Isabel de la Mata von der GD Gesundheit und Lebensmittelsicherheit der Europäischen Kommission betonte die europäischen Werte, die sich auch im Sozialsystem wiederspiegeln. Den Einfluss der Europäischen Kommission auf die nationalen Sozialsysteme hält sie aber für beschränkt. So liefert die Kommission lediglich Vorschläge an die Länder, sie gibt aber keine strikten Anweisungen vor, was geändert oder verbessert werden muss. Vielmehr beschreibt sie die Arbeit der Kommission als Hilfestellung an die Mitgliedstaaten.

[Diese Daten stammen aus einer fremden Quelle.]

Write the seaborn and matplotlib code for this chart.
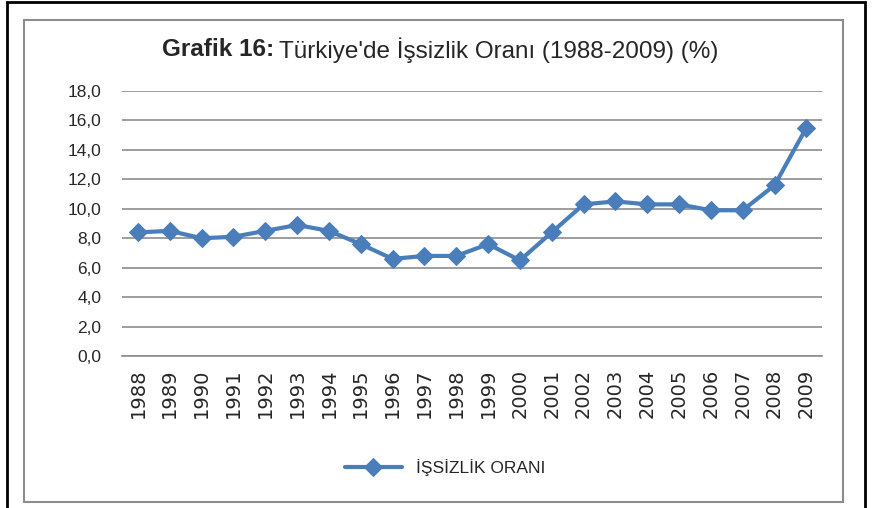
import matplotlib
matplotlib.use('Agg')
import matplotlib.pyplot as plt
from matplotlib.patches import Rectangle
import seaborn as sns
import pandas as pd

# veriler
yillar = [str(y) for y in range(1988, 2010)]
issizlik = [8.4, 8.5, 8.0, 8.1, 8.5, 8.9, 8.5, 7.6, 6.6, 6.8, 6.8,
            7.6, 6.5, 8.4, 10.3, 10.5, 10.3, 10.3, 9.9, 9.9, 11.6, 15.5]
y_ticks = [0, 2, 4, 6, 8, 10, 12, 14, 16, 18]
seri_adi = 'İŞSİZLİK ORANI'

df = pd.DataFrame({'yil': yillar, 'oran': issizlik})

sns.set_style('white')
plt.rcParams['font.family'] = ['Liberation Sans', 'DejaVu Sans']

fig = plt.figure(figsize=(8.72, 5.08), dpi=100)
ax = fig.add_axes([0.140, 0.299, 0.803, 0.522])

renk = '#4A7EBB'
sns.lineplot(data=df, x='yil', y='oran', ax=ax, color=renk, linewidth=3,
             marker='D', markersize=9, markeredgecolor=renk, label=seri_adi,
             sort=False)

ax.set_xlim(-0.5, len(yillar) - 0.5)
ax.set_ylim(0, 18)
ax.set_yticks(y_ticks)
ax.set_yticklabels([f'{v:.1f}'.replace('.', ',') for v in y_ticks], fontsize=12.5)
ax.set_xticks(range(len(yillar)))
ax.set_xticklabels(yillar, rotation=90, fontsize=14, family=['DejaVu Sans'])
ax.tick_params(axis='y', length=0, pad=15)
ax.tick_params(axis='x', length=0, pad=9)
ax.set_xlabel('')
ax.set_ylabel('')
ax.grid(axis='y', color='#8c8c8c', linewidth=1.2)
for s in ['left', 'right', 'top']:
    ax.spines[s].set_visible(False)
ax.spines['bottom'].set_color('#8c8c8c')
ax.spines['bottom'].set_linewidth(1.2)

fig.text(274 / 872, 0.902, 'Grafik 16:', ha='right', va='center', fontsize=17.5, fontweight='bold')
fig.text(279 / 872, 0.902, "Türkiye'de İşsizlik Oranı (1988-2009) (%)", ha='left', va='center', fontsize=17.5)

leg = ax.legend(loc='center', frameon=False, fontsize=12.5, handlelength=3.3)
leg.set_bbox_to_anchor((445 / 872, 1 - 468 / 508), transform=fig.transFigure)

# çerçeveler
fig.patches.append(Rectangle((7 / 872, -0.02), 858 / 872, 1.016, transform=fig.transFigure,
                             fill=False, edgecolor='black', linewidth=2))
fig.patches.append(Rectangle((24 / 872, 6 / 508), 819 / 872, 482 / 508, transform=fig.transFigure,
                             fill=False, edgecolor='#8c8c8c', linewidth=1.5))

plt.savefig('out.png', dpi=100)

Alexander Biach, Vorsitzender des Hauptverbandes der österreichischen Sozialversicherungsträger und stellvertretender Direktor der Wirtschaftskammer Wien, hob die Zusammenarbeit im Sozialbereich auf europäischer Ebene hervor. Um zukünftige Herausforderungen wie die Digitalisierung, die Alterung oder die steigende Mobilität zu meistern, soll gegenseitige Unterstützung und nicht der Wettbewerb untereinander im Mittelpunkt stehen. Europa braucht Einheit durch Vielfalt. Durch eine europäische Koordinierung können zudem innovative Ideen und Forschungen gefördert werden, damit die EU im internationalen Wettbewerb mit China und den USA bestehen kann. Biach erläuterte außerdem die Probleme im Sozialsystem, die im Zuge eines „hard brexit“ auftauchen könnten: So würden österreichische PensionistInnen, die im Vereinigten Königreich leben, zwar ihre Pensionen bekommen, aber sie wären nicht versichert.
Für Matthias Wismar von der Europäischen Beobachterstelle für Gesundheitssysteme und – politik ist das Gesundheits- und Sozialsystem Teil des europäischen Binnenmarkts. Er möchte von der Vorstellung der Subsidiarität loskommen. So wird es zwar kein gemeinsames EU-Gesundheitswesen geben, aber es können dennoch gemeinsame Standards geschaffen und die Kooperation gefördert werden. Er betonte die Wichtigkeit einer länderübergreifenden Zusammenarbeit, die vor allem in den Bereichen Ausbildung, Personal und Berufsanerkennung notwendig ist. Außerdem fordert er mehr Solidarität, und zwar nicht nur auf nationaler, sondern auch auf EU-Ebene. Die Kohäsionspolitik in der Landwirtschaft und bei strukturschwachen Regionen könnten für ihn auch Vorbild für das Sozialwesen sein.